Industrial Metals Chartpack

Edward Bell - Senior Director, Market Economics
Published Date: 21 August 2017

 

Industrial metals highlights

Aluminium

  • Aluminium prices have surged on capacity closures that have been announced in China and are now being enforced to a sharped degree than market had expected.
  • Decline in LME stockpiles is mirrored by a major rise in SHFE stocks which have hit their highest level since 2010.
  • Demand conditions appear good but not strong enough to support the current level of prices for a sustained period.

Copper

  • Copper has broken out of its 2017 lethargy and surged to levels well above USD 6,000/tonne.
  • Spark for recent rally has been plans in China to limit imports of scrap metal from 2018. Actual volumes are likely to be limited but will nevertheless contribute to a tighter market if enforced.
  • Labour and mine disputes continue to affect major producers.
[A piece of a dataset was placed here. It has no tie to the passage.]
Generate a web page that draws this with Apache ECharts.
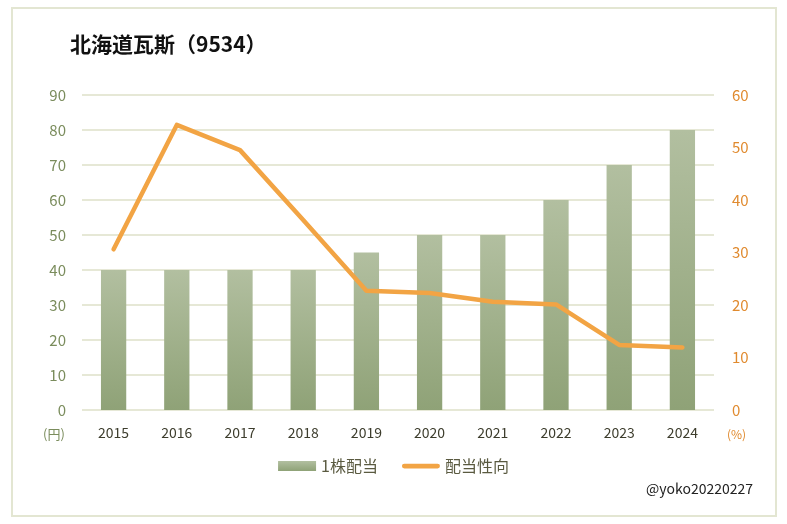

Strike action may persist going forward if miners demand greater participation in upside.

Lead

  • Primary lead supply is tightening as concentrate availability has been affected. China has banned imports of lead concentrate from North Korea.
  • Closures of zinc mines, where lead ore is often produced as a byproduct, also contributing to a tighter market.
  • Forward curve, however, not giving signs of a particularly tight market.

Nickel

  • Nickel riding on the back of strong gains in steel prices in China as infrastructure spending ramps up demand for construction-related commodities.
  • Uncertainty over supplies from the Philippines has also helped push prices higher. A new mining minister has so far kept in place restrictions on mining operations.

Tin

  • Tin prices have generally been drifting in 2017 as earlier decline in inventories has largely stabilized. Low levels of cancelled warrants not sending a strong demand signal.
  • Supply disruptions may be coming from China as tin smelters caught by environmental pressures to close.

Zinc

  • Zinc also benefitting from the ‘steel effect’, like nickel as China construction demand draws in the need for zinc to galvanize steel. Zinc will be subject to the same concerns over debt levels in China and a slowdown in spending for rest of 2017 and into next year.
  • Supply closures in recent years have helped contribute to a draw down in inventories.
  • Current rally may help encourage mining restarts from 2018 but market likely to remain in deficit, providing a floor for prices.
  • Front of the curve showing no supply impact yet but longer term curves anticipating a tighter market.